WAGNER: Overture to Tannhauser; SIBELIUS: Symphony No. 2 – BSO/ Andris Nelsons – BSO Classics

WAGNER: Overture to Tannhauser; SIBELIUS: Symphony No. 2 –Boston Sym. Orch./ Andris Nelsons – BSO Classics 1401, 61:12 ****:

At age five, conductor Andris Nelsons’ parents took him to a live performance of Wagner’s opera Tannhauser. “…it had a hypnotic effect on me. I was overwhelmed by the music. I cried when Tannhäuser died. I still think this was the biggest thing that happened in my childhood,” Nelsons relates. Wagner’s Overture to Tannhauser was the first work he played as new Music Director of the Boston Symphony Orchestra. This live recording captures that performance and the Sibelius Symphony No. 2 from the fall of 2014. The Latvian conductor is the music director of the City of Birmingham Symphony Orchestra (from 2008 to the summer of 2015) and regularly conducts the world’s major orchestras.

In the ten years after the first performance of his major symphonic poem Kullervo in 1892, Jan Sibelius (1865-1957) studied in Vienna and Berlin. His compositions—En Saga, Karelia Suite, Lemminkainen Suite and his First Symphony, among others)—had won him fame throughout the world as well as in his native Finland. From nowhere came an obsessed amateur music lover, Axel Carpelian, who passionately suggested that Sibelius write his now famous tone poem Finlandia (1899). That work positioned him as a Finnish patriot in his country’s increasingly volatile struggle for independence with Russia. In 1902 Carpelian also provided the composer with funds from a Finnish benefactor that allowed him to travel to Italy where he emerged from depression (his daughter Kirsti had died from typhus) and wrote his Second Symphony.

Although Sibelius never intended his Symphony No. 2 to be a political statement, his friend, the conductor Robert Kajanus, wrote after the work’s premiere, “The Andante strikes one as the most broken-hearted protest against all the injustice that threatens at the present time to deprive the sun of its light and our flowers of their scent…” The Second Symphony is a transitional work: its romantic national style is full of Italian lyricism, yet the formal structure contains elements of his future symphonies that made him an internationally recognized master. Fragmentary themes presented in different order create forward motion that interact with each other, creating swells of sound and quiet interludes that lead to dramatic climaxes. Yet, the passionate, nationalistic ending to this symphony is the apotheosis of Sibelius’ romantic period.

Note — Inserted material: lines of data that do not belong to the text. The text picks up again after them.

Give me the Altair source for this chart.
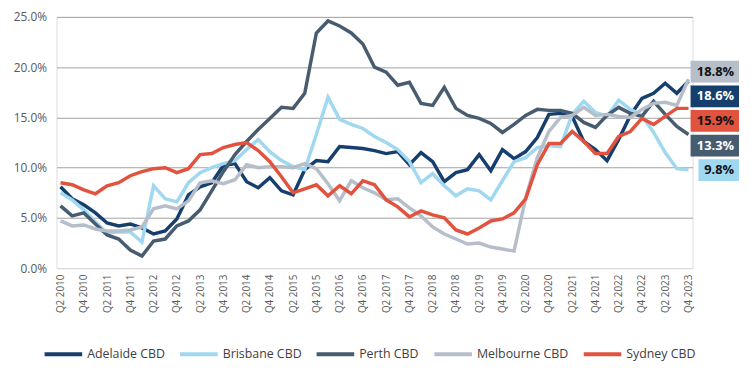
import altair as alt
import pandas as pd

quarters = [f"Q{q} {y}" for y in range(2010, 2024) for q in (1, 2, 3, 4)][1:]
tick_labels = quarters[::2]

series = ["Adelaide CBD", "Brisbane CBD", "Perth CBD", "Melbourne CBD", "Sydney CBD"]
colors = ["#173f6e", "#9fd8f0", "#485c70", "#b5bec9", "#e2533f"]
box_text_colors = ["#ffffff", "#111111", "#ffffff", "#111111", "#111111"]

adelaide = [8.1, 6.9, 6.3, 5.5, 4.5, 4.2, 4.4, 4.0, 3.4, 3.7, 4.9, 7.3, 8.1, 8.5, 10.2, 10.4, 8.6, 8.0, 9.0, 7.7,
            7.3, 9.8, 10.7, 10.6, 12.1, 12.0, 11.9, 11.7, 11.4, 11.6, 10.3, 11.5, 10.6, 8.6, 9.5, 9.8, 11.3, 9.7,
            11.8, 10.9, 11.6, 13.0, 15.3, 15.4, 15.1, 12.6, 11.8, 10.7, 12.8, 15.2, 16.9, 17.4, 18.4, 17.4, 18.6]
brisbane = [7.5, 6.8, 5.8, 4.6, 3.5, 3.6, 3.6, 2.6, 8.2, 6.9, 6.6, 8.5, 9.5, 10.0, 10.4, 10.7, 11.8, 12.8, 11.6,
            10.7, 10.1, 9.8, 13.3, 17.0, 14.8, 14.3, 13.9, 13.1, 12.5, 11.8, 10.6, 8.5, 9.4, 8.2, 7.2, 7.9, 7.7,
            6.8, 8.7, 10.6, 11.0, 12.0, 12.2, 12.1, 15.3, 16.6, 15.5, 15.1, 16.7, 15.8, 15.2, 13.5, 11.5, 9.9, 9.8]
perth = [6.2, 5.2, 5.5, 4.4, 3.3, 2.9, 1.8, 1.2, 2.7, 2.9, 4.2, 4.7, 5.8, 7.7, 9.6, 11.3, 12.6, 13.8, 14.9, 16.0,
         15.9, 17.4, 23.4, 24.6, 24.1, 23.4, 22.3, 20.0, 19.5, 18.2, 18.5, 16.4, 16.2, 18.0, 15.9, 15.2, 14.9, 14.4,
         13.5, 14.3, 15.2, 15.8, 15.7, 15.7, 15.4, 14.5, 14.0, 15.2, 16.0, 15.4, 15.1, 16.6, 15.3, 14.1, 13.3]
melbourne = [4.7, 4.2, 4.3, 3.9, 3.7, 3.7, 3.8, 4.1, 5.9, 6.2, 5.9, 6.7, 8.5, 8.7, 8.4, 8.8, 10.3, 10.0, 10.1,
             10.1, 10.0, 10.4, 9.9, 8.4, 6.7, 8.7, 8.0, 7.5, 6.8, 6.9, 6.0, 5.2, 4.1, 3.4, 2.9, 2.4, 2.5, 2.1, 1.9,
             1.7, 7.0, 11.0, 13.6, 15.0, 15.2, 16.0, 15.2, 15.3, 15.1, 15.0, 15.8, 16.4, 16.5, 16.2, 18.8]
sydney = [8.5, 8.3, 7.8, 7.4, 8.2, 8.5, 9.2, 9.6, 9.9, 10.0, 9.5, 9.9, 11.3, 11.4, 12.0, 12.3, 12.5, 11.7, 10.6,
          9.1, 7.5, 7.9, 8.3, 7.2, 8.2, 7.4, 8.7, 8.3, 6.8, 6.1, 5.1, 5.7, 5.3, 5.0, 3.8, 3.4, 4.0, 4.7, 4.9, 5.5,
          6.9, 10.3, 12.4, 12.4, 13.6, 12.6, 11.4, 11.4, 13.1, 13.6, 14.9, 14.3, 15.1, 15.9, 15.9]

values = [adelaide, brisbane, perth, melbourne, sydney]
y_ticks = [0, 5, 10, 15, 20, 25]

rows = []
for s, vals in zip(series, values):
    for q, v in zip(quarters, vals):
        rows.append({"series": s, "quarter": q, "value": v})
df = pd.DataFrame(rows)

# end-of-line value labels, spread apart so they don't overlap
ends = sorted(
    [(vals[-1], s, c, tc) for s, vals, c, tc in zip(series, values, colors, box_text_colors)],
    key=lambda t: -t[0],
)
lab_rows = []
prev = None
for v, s, c, tc in ends:
    pos = v + 0.75 if prev is None else min(v, prev - 2.45)
    prev = pos
    lab_rows.append({"series": s, "val": v, "pos": pos, "top": pos + 1.08, "bot": pos - 1.08,
                     "txt": f"{v:.1f}%", "bg": c, "tc": tc})
labels = pd.DataFrame(lab_rows)

W, H = 643, 254
FONT = "Open Sans"
ydom = alt.Scale(domain=[0, 25], nice=False)
y_axis = alt.Axis(
    values=y_ticks, labelExpr="format(datum.value, '.1f') + '%'",
    title=None, domain=False, ticks=False, grid=True, labelPadding=10,
    labelFontSize=12, labelColor="#595959", labelFont=FONT,
    gridColor={"condition": {"test": "datum.value === 0", "value": "#d9d9d9"}, "value": "#a3a3a3"},
    gridWidth=1,
)

lines = alt.Chart(df).mark_line(strokeWidth=3.5).encode(
    x=alt.X(
        "quarter:O",
        sort=quarters,
        scale=alt.Scale(padding=0.35),
        axis=alt.Axis(
            values=tick_labels, labelAngle=270, title=None, domain=False, ticks=False, grid=False,
            labelFontSize=10, labelColor="#595959", labelPadding=6, labelFont=FONT,
        ),
    ),
    y=alt.Y("value:Q", scale=ydom, axis=y_axis),
    color=alt.Color(
        "series:N",
        sort=series,
        scale=alt.Scale(domain=series, range=colors),
        legend=alt.Legend(
            orient="none", legendX=-14, legendY=320, direction="horizontal", title=None,
            symbolType="stroke", symbolSize=1444, symbolStrokeWidth=4, labelFontSize=12.5,
            labelFont=FONT, labelColor="#404040", columnPadding=7, labelOffset=3,
        ),
    ),
    order=alt.Order("series:N"),
)

boxes = alt.Chart(labels).transform_calculate(
    bx=f"{W + 47} - (length(datum.txt) * 8 + 9)"
).mark_rect().encode(
    x=alt.X("bx:Q", scale=None, axis=None),
    x2=alt.value(W + 47),
    y=alt.Y("top:Q", scale=ydom, axis=y_axis),
    y2="bot:Q",
    color=alt.Color("bg:N", scale=None),
)

texts = alt.Chart(labels).mark_text(
    align="right", baseline="middle", fontWeight="bold", fontSize=13, font=FONT
).encode(
    x=alt.value(W + 42),
    y=alt.Y("pos:Q", scale=ydom, axis=y_axis),
    text="txt:N",
    color=alt.Color("tc:N", scale=None),
)

chart = alt.layer(lines, boxes, texts).properties(
    width=W, height=H,
    autosize=alt.AutoSizeParams(type="none"),
    padding={"left": 49, "top": 7, "right": 50, "bottom": 107},
).configure_view(stroke=None).configure(background="white")

chart.save("out.html", embed_options={"renderer": "svg", "actions": False})
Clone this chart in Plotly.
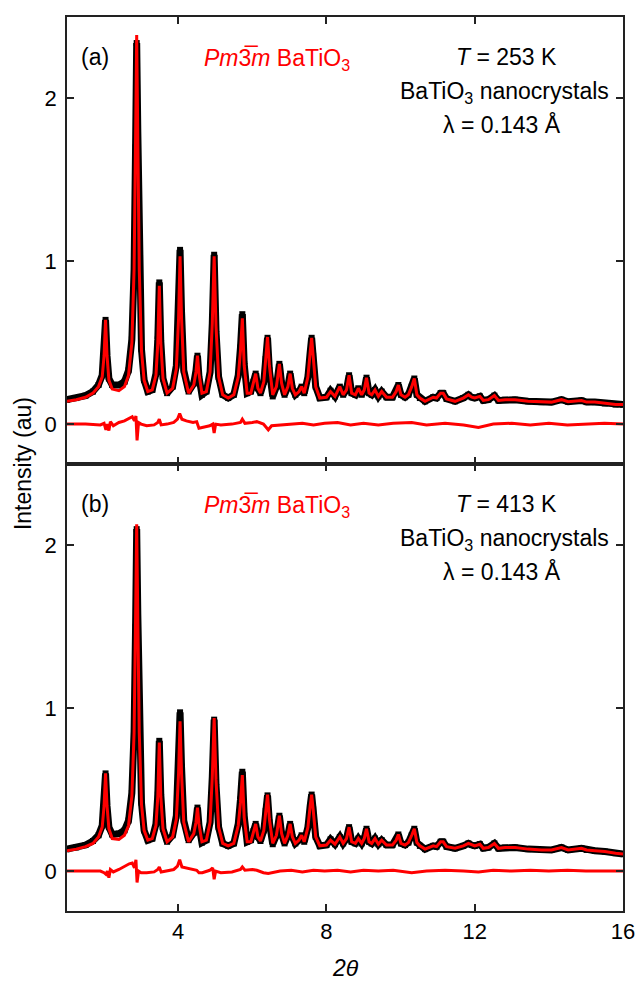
import plotly.graph_objects as go
from plotly.subplots import make_subplots

# 2theta grid of the points
two_theta = [
    1.00, 1.25, 1.50, 1.70, 1.85, 1.95, 2.00, 2.04, 2.08, 2.13,
    2.22, 2.40, 2.55, 2.66, 2.75, 2.81, 2.85, 2.88, 2.91, 2.95,
    3.01, 3.08, 3.18, 3.30, 3.40, 3.45, 3.49, 3.53, 3.59, 3.70,
    3.85, 3.95, 4.01, 4.05, 4.09, 4.15, 4.28, 4.42, 4.48, 4.52,
    4.56, 4.64, 4.76, 4.86, 4.92, 4.97, 5.02, 5.09, 5.20, 5.35,
    5.50, 5.62, 5.68, 5.73, 5.78, 5.86, 5.96, 6.03, 6.09, 6.15,
    6.22, 6.31, 6.36, 6.41, 6.46, 6.55, 6.65, 6.73, 6.79, 6.87,
    6.96, 7.02, 7.08, 7.16, 7.26, 7.33, 7.40, 7.50, 7.56, 7.60,
    7.64, 7.71, 7.82, 8.00, 8.11, 8.23, 8.36, 8.45, 8.54, 8.61,
    8.68, 8.78, 8.86, 8.95, 9.02, 9.08, 9.15, 9.22, 9.31, 9.40,
    9.49, 9.62, 9.78, 9.88, 9.94, 10.01, 10.12, 10.21, 10.30, 10.37,
    10.44, 10.52, 10.66, 10.88, 10.97, 11.08, 11.15, 11.24, 11.47, 11.69,
    11.83, 11.92, 12.00, 12.14, 12.23, 12.37, 12.53, 12.64, 12.82, 13.09,
    13.44, 13.80, 14.07, 14.34, 14.52, 14.88, 15.02, 15.24, 15.51, 15.80,
    16.00,
]

# (a) T = 253 K
calc_a = [
    0.14, 0.15, 0.165, 0.19, 0.23, 0.29, 0.42, 0.64, 0.42, 0.27,
    0.215, 0.205, 0.23, 0.30, 0.50, 0.95, 1.75, 2.39, 1.75, 0.95,
    0.45, 0.27, 0.20, 0.21, 0.30, 0.50, 0.85, 0.50, 0.28, 0.19,
    0.22, 0.34, 0.65, 1.03, 0.65, 0.32, 0.19, 0.24, 0.32, 0.42,
    0.31, 0.19, 0.20, 0.32, 0.62, 1.03, 0.60, 0.29, 0.18, 0.16,
    0.18, 0.29, 0.45, 0.65, 0.36, 0.19, 0.19, 0.25, 0.31, 0.22,
    0.19, 0.26, 0.40, 0.535, 0.36, 0.18, 0.23, 0.37, 0.25, 0.18,
    0.23, 0.31, 0.22, 0.18, 0.20, 0.23, 0.19, 0.29, 0.44, 0.53,
    0.42, 0.23, 0.16, 0.165, 0.20, 0.17, 0.23, 0.18, 0.21, 0.30,
    0.19, 0.18, 0.22, 0.18, 0.21, 0.285, 0.19, 0.18, 0.21, 0.17,
    0.20, 0.165, 0.165, 0.20, 0.24, 0.18, 0.165, 0.18, 0.23, 0.28,
    0.18, 0.16, 0.14, 0.165, 0.16, 0.19, 0.19, 0.155, 0.14, 0.16,
    0.18, 0.165, 0.16, 0.17, 0.145, 0.15, 0.175, 0.145, 0.15, 0.15,
    0.14, 0.135, 0.135, 0.15, 0.137, 0.145, 0.135, 0.135, 0.127, 0.12,
    0.12,
]
obs_a = [
    0.15, 0.16, 0.175, 0.20, 0.24, 0.30, 0.43, 0.64, 0.42, 0.28,
    0.24, 0.24, 0.26, 0.33, 0.52, 0.95, 1.70, 2.34, 1.80, 0.97,
    0.46, 0.27, 0.20, 0.21, 0.31, 0.52, 0.87, 0.51, 0.28, 0.19,
    0.23, 0.36, 0.70, 1.07, 0.69, 0.33, 0.20, 0.25, 0.33, 0.42,
    0.29, 0.18, 0.20, 0.32, 0.62, 1.04, 0.57, 0.29, 0.18, 0.16,
    0.18, 0.30, 0.47, 0.675, 0.37, 0.19, 0.20, 0.26, 0.31, 0.22,
    0.19, 0.26, 0.40, 0.53, 0.33, 0.17, 0.23, 0.37, 0.25, 0.18,
    0.23, 0.31, 0.22, 0.18, 0.20, 0.23, 0.19, 0.29, 0.44, 0.53,
    0.42, 0.23, 0.16, 0.165, 0.205, 0.17, 0.23, 0.18, 0.21, 0.30,
    0.19, 0.18, 0.22, 0.18, 0.21, 0.285, 0.19, 0.18, 0.21, 0.17,
    0.20, 0.165, 0.165, 0.20, 0.24, 0.18, 0.165, 0.18, 0.23, 0.28,
    0.18, 0.16, 0.14, 0.165, 0.16, 0.19, 0.19, 0.155, 0.14, 0.16,
    0.18, 0.165, 0.16, 0.17, 0.145, 0.15, 0.175, 0.145, 0.15, 0.15,
    0.14, 0.135, 0.135, 0.15, 0.137, 0.145, 0.135, 0.135, 0.127, 0.12,
    0.12,
]

# (b) T = 413 K
calc_b = [
    0.125, 0.135, 0.15, 0.17, 0.21, 0.27, 0.40, 0.60, 0.40, 0.26,
    0.20, 0.195, 0.22, 0.28, 0.46, 0.85, 1.55, 2.13, 1.55, 0.85,
    0.41, 0.25, 0.19, 0.20, 0.28, 0.46, 0.79, 0.46, 0.26, 0.18,
    0.21, 0.32, 0.60, 0.92, 0.60, 0.30, 0.18, 0.23, 0.30, 0.39,
    0.29, 0.18, 0.19, 0.30, 0.58, 0.94, 0.56, 0.27, 0.17, 0.155,
    0.17, 0.28, 0.42, 0.59, 0.33, 0.18, 0.18, 0.24, 0.29, 0.21,
    0.185, 0.25, 0.37, 0.47, 0.32, 0.17, 0.22, 0.34, 0.23, 0.17,
    0.22, 0.29, 0.21, 0.17, 0.19, 0.22, 0.18, 0.27, 0.40, 0.47,
    0.38, 0.21, 0.155, 0.16, 0.19, 0.165, 0.21, 0.17, 0.20, 0.27,
    0.18, 0.17, 0.20, 0.17, 0.20, 0.26, 0.18, 0.17, 0.20, 0.165,
    0.19, 0.16, 0.16, 0.19, 0.225, 0.17, 0.16, 0.175, 0.22, 0.26,
    0.175, 0.155, 0.135, 0.155, 0.15, 0.18, 0.18, 0.15, 0.14, 0.155,
    0.17, 0.16, 0.155, 0.165, 0.14, 0.145, 0.17, 0.14, 0.145, 0.145,
    0.135, 0.13, 0.13, 0.145, 0.13, 0.14, 0.13, 0.125, 0.12, 0.11,
    0.105,
]
obs_b = [
    0.135, 0.145, 0.16, 0.185, 0.22, 0.28, 0.41, 0.60, 0.40, 0.27,
    0.225, 0.23, 0.25, 0.31, 0.48, 0.86, 1.50, 2.10, 1.58, 0.87,
    0.42, 0.25, 0.19, 0.20, 0.29, 0.47, 0.80, 0.47, 0.26, 0.18,
    0.22, 0.34, 0.65, 0.975, 0.64, 0.31, 0.19, 0.235, 0.31, 0.39,
    0.28, 0.175, 0.19, 0.30, 0.58, 0.93, 0.53, 0.27, 0.17, 0.155,
    0.17, 0.29, 0.44, 0.61, 0.34, 0.18, 0.19, 0.245, 0.29, 0.21,
    0.185, 0.25, 0.37, 0.465, 0.30, 0.165, 0.22, 0.34, 0.23, 0.17,
    0.22, 0.29, 0.21, 0.17, 0.19, 0.22, 0.18, 0.27, 0.40, 0.47,
    0.38, 0.21, 0.155, 0.16, 0.195, 0.165, 0.21, 0.17, 0.20, 0.27,
    0.18, 0.17, 0.20, 0.17, 0.20, 0.26, 0.18, 0.17, 0.20, 0.165,
    0.19, 0.16, 0.16, 0.19, 0.225, 0.17, 0.16, 0.175, 0.22, 0.26,
    0.175, 0.155, 0.135, 0.155, 0.15, 0.18, 0.18, 0.15, 0.14, 0.155,
    0.17, 0.16, 0.155, 0.165, 0.14, 0.145, 0.17, 0.14, 0.145, 0.145,
    0.135, 0.13, 0.13, 0.145, 0.13, 0.14, 0.13, 0.125, 0.12, 0.11,
    0.105,
]

# difference curves (obs - calc), plotted around zero
diff_x = [
    1.0, 1.5, 1.9, 2.0, 2.05, 2.09, 2.13, 2.17, 2.25, 2.4,
    2.55, 2.68, 2.76, 2.82, 2.86, 2.89, 2.93, 3.0, 3.15, 3.35,
    3.45, 3.49, 3.54, 3.7, 3.88, 3.98, 4.04, 4.1, 4.22, 4.4,
    4.5, 4.56, 4.65, 4.85, 4.93, 4.97, 5.01, 5.15, 5.45, 5.68,
    5.73, 5.8, 6.0, 6.12, 6.3, 6.43, 6.52, 6.75, 7.05, 7.35,
    7.65, 7.95, 8.3, 8.65, 9.0, 9.4, 9.8, 10.3, 10.7, 11.2,
    11.7, 12.1, 12.5, 13.0, 13.5, 14.0, 14.5, 15.0, 15.5, 16.0,
]
diff_a = [
    0.0, 0.0, -0.005, 0.005, -0.035, 0.0, -0.04, 0.015, -0.01, 0.01,
    0.02, 0.035, 0.045, 0.02, 0.05, -0.1, 0.01, 0.0, -0.01, -0.005,
    0.01, 0.03, -0.005, 0.0, 0.01, 0.03, 0.065, 0.03, 0.02, 0.01,
    0.015, -0.025, -0.02, -0.01, 0.0, -0.055, 0.0, -0.005, 0.0, 0.01,
    0.03, 0.005, 0.01, 0.015, 0.0, -0.035, -0.01, -0.005, 0.0, 0.005,
    -0.005, 0.005, 0.01, -0.005, 0.005, -0.005, 0.005, 0.01, -0.005, 0.005,
    -0.005, -0.02, 0.0, 0.005, -0.005, 0.005, -0.005, 0.0, 0.005, 0.0,
]
diff_b = [
    0.0, 0.0, 0.0, -0.01, -0.02, 0.0, -0.04, 0.01, -0.005, 0.01,
    0.03, 0.045, 0.05, 0.02, 0.07, -0.07, 0.0, -0.01, -0.01, -0.005,
    0.01, 0.025, -0.005, 0.0, 0.01, 0.03, 0.07, 0.025, 0.02, 0.01,
    0.005, -0.01, -0.01, 0.005, 0.02, -0.05, 0.0, -0.01, -0.005, 0.01,
    0.025, 0.005, 0.01, 0.005, -0.01, -0.015, -0.01, 0.0, 0.005, -0.005,
    0.005, 0.0, 0.005, -0.005, 0.005, 0.0, 0.005, -0.01, 0.0, 0.005,
    0.0, -0.005, 0.005, 0.0, 0.005, 0.0, 0.005, 0.0, 0.0, 0.0,
]

for arr in (calc_a, obs_a, calc_b, obs_b):
    assert len(arr) == len(two_theta)
for arr in (diff_a, diff_b):
    assert len(arr) == len(diff_x)

panels = [
    ("(a)", "253", obs_a, calc_a, diff_a),
    ("(b)", "413", obs_b, calc_b, diff_b),
]

FONT = "Arial, Liberation Sans, sans-serif"
RED = "#ff0000"
TXT = 23

fig = make_subplots(rows=2, cols=1, shared_xaxes=True, vertical_spacing=0)


def label(x, y, text, color="black", xanchor="center", **kw):
    fig.add_annotation(x=x, y=y, xref="paper", yref="paper", text=text,
                       xanchor=xanchor, yanchor="middle", showarrow=False,
                       font=dict(size=TXT, color=color), **kw)


for i, (tag, temp, obs, calc, diff) in enumerate(panels):
    row = i + 1
    fig.add_trace(go.Scatter(x=two_theta, y=obs, mode="lines+markers",
                             line=dict(color="black", width=7),
                             marker=dict(symbol="square", size=6, color="black"),
                             showlegend=False), row=row, col=1)
    fig.add_trace(go.Scatter(x=two_theta, y=calc, mode="lines",
                             line=dict(color=RED, width=3),
                             showlegend=False), row=row, col=1)
    fig.add_trace(go.Scatter(x=diff_x, y=diff, mode="lines",
                             line=dict(color=RED, width=3),
                             showlegend=False), row=row, col=1)

    y0 = 0.5 * (1 - i)
    label(0.0504, y0 + 0.4547, tag)
    label(0.2423, y0 + 0.4525, "<i>Pm</i>3\u0305<i>m</i> BaTiO<sub>3</sub>", color=RED,
          xanchor="left")
    label(0.7896, y0 + 0.4547, "<i>T</i> = %s K" % temp)
    label(0.786, y0 + 0.4155, "BaTiO<sub>3</sub> nanocrystals")
    label(0.7824, y0 + 0.3803, "\u03bb = 0.143 \u00c5")

label(-0.079, 0.5, "Intensity (au)", textangle=-90)
label(0.5, -0.064, "<i>2\u03b8</i>")

axis_style = dict(showline=True, linecolor="#222", linewidth=1.5, mirror="ticks",
                  ticks="inside", ticklen=7, tickwidth=1.5, tickcolor="#222",
                  showgrid=False, zeroline=False, automargin=False,
                  tickfont=dict(size=22, color="black"))
fig.update_xaxes(range=[1, 16], tickvals=[4, 8, 12, 16], **axis_style)
fig.update_xaxes(showticklabels=False, row=1, col=1)
fig.update_yaxes(range=[-0.245, 2.5], tickvals=[0, 1, 2], ticklabelstandoff=4, **axis_style)
fig.update_layout(
    width=638, height=981,
    margin=dict(l=67, r=15, t=17, b=70),
    plot_bgcolor="white", paper_bgcolor="white",
    font=dict(family=FONT, size=TXT, color="black"),
    yaxis=dict(domain=[0.5, 1]),
    yaxis2=dict(domain=[0, 0.5]),
)

fig.write_html("out.html", config={"displayModeBar": False},
               post_script="document.body.style.margin = '0px';")
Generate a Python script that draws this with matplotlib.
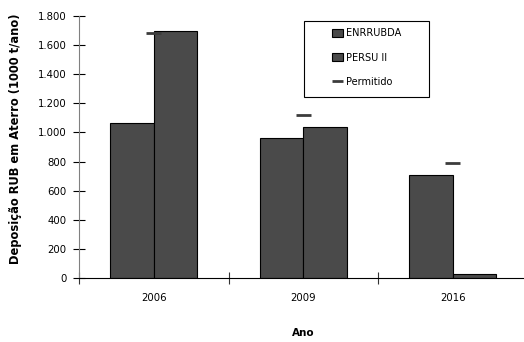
import matplotlib
matplotlib.use("Agg")
import matplotlib.pyplot as plt
import numpy as np
from matplotlib.ticker import FuncFormatter, FixedLocator
from matplotlib.patches import Rectangle

# data
anos = ['2006', '2009', '2016']
enrrubda = [1065, 965, 705]
persu = [1695, 1040, 25]
permitido = [1685, 1120, 790]

plt.rcParams['font.family'] = ['DejaVu Sans']
plt.rcParams['font.size'] = 7

W, H = 524, 342
fig = plt.figure(figsize=(W / 100, H / 100), dpi=100)
ax = fig.add_axes([79 / W, 64 / H, 448.5 / W, 262 / H])

x = np.arange(len(anos))
bw = 0.29
cor = '#4a4a4a'
b1 = ax.bar(x - bw / 2, enrrubda, bw, color=cor, edgecolor='black', linewidth=0.8, label='ENRRUBDA')
b2 = ax.bar(x + bw / 2, persu, bw, color=cor, edgecolor='black', linewidth=0.8, label='PERSU II')
l1 = ax.hlines(permitido, x - 0.05, x + 0.05, colors='#3c3c3c', linewidth=2, label='Permitido')

ax.set_xlim(-0.5, 2.5)
ax.set_ylim(0, 1800)
ax.set_yticks(np.arange(0, 1801, 200))
ax.yaxis.set_major_formatter(FuncFormatter(lambda v, p: f"{int(v):,}".replace(',', '.')))

# ticks between categories, labels at centres
ax.xaxis.set_major_locator(FixedLocator([-0.5, 0.5, 1.5]))
ax.xaxis.set_major_formatter(FuncFormatter(lambda v, p: ''))
ax.set_xticks(x, minor=True)
ax.set_xticklabels(anos, minor=True, fontsize=7.3)
ax.tick_params(axis='x', which='minor', length=0, pad=11)
ax.tick_params(axis='x', which='major', direction='inout', length=9, width=0.8, color='#333333')
ax.tick_params(axis='y', direction='inout', length=8, width=0.8, pad=5, labelsize=7.3)

for s in ['top', 'right']:
    ax.spines[s].set_visible(False)
ax.spines['left'].set_color('#808080')
ax.spines['left'].set_linewidth(0.8)
ax.spines['bottom'].set_color('black')
ax.spines['bottom'].set_linewidth(0.8)

ax.set_ylabel('Deposição RUB em Aterro (1000 t/ano)', fontweight='bold', fontsize=8.3)
ax.yaxis.set_label_coords(-0.128, 0.532)
ax.set_xlabel('Ano', fontweight='bold', fontsize=7.5, labelpad=18)

# legend box like the original
fig.patches.append(Rectangle((304 / W, 1 - 96.7 / H), 125 / W, 76 / H,
                             transform=fig.transFigure, fill=False,
                             edgecolor='black', linewidth=0.8))
fig.legend([b1, b2, l1], ['ENRRUBDA', 'PERSU II', 'Permitido'],
           loc='upper left', bbox_to_anchor=(332 / W, 1 - 28.5 / H), frameon=False,
           borderpad=0, borderaxespad=0, handlelength=1.1, handleheight=0.9,
           handletextpad=0.3, labelspacing=1.45, fontsize=7)

fig.savefig('out.png', dpi=100)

Nelson’s interpretation is notable for the sensually imaginative pastoral moments that make the powerful swelling climaxes emerge with increasing dramatic force. The beginning of the second movement—the mysterious cellos—create a background for the ensuing turbulence. There’s a sense of hysterical violence in the development that makes the mournful end to the movement even more heart-wrenching. The quicksilver scherzo gives way after a pause to a brief sylvan interlude, led by a gorgeous oboe solo. Taken too slowly, the finale can sound grandiose, losing its majesty. But, Nelsons sustains forward momentum while eliciting the quieter details (oboe melody) that recall the opening movement. It’s a performance that’s thrilling (listen to the tympani at the end) without losing the mystery and introspection that makes Sibelius a wonderful composer.

Wagner’s Overture to Tannhauser benefits from sharp attacks, atmospheric quieter sections and gorgeous playing from the Boston Symphony Orchestra—mellifluous strings, flawless horns and deep, riveting cellos and bass. These two performances bode well for the future of this orchestra under Andris Nelsons.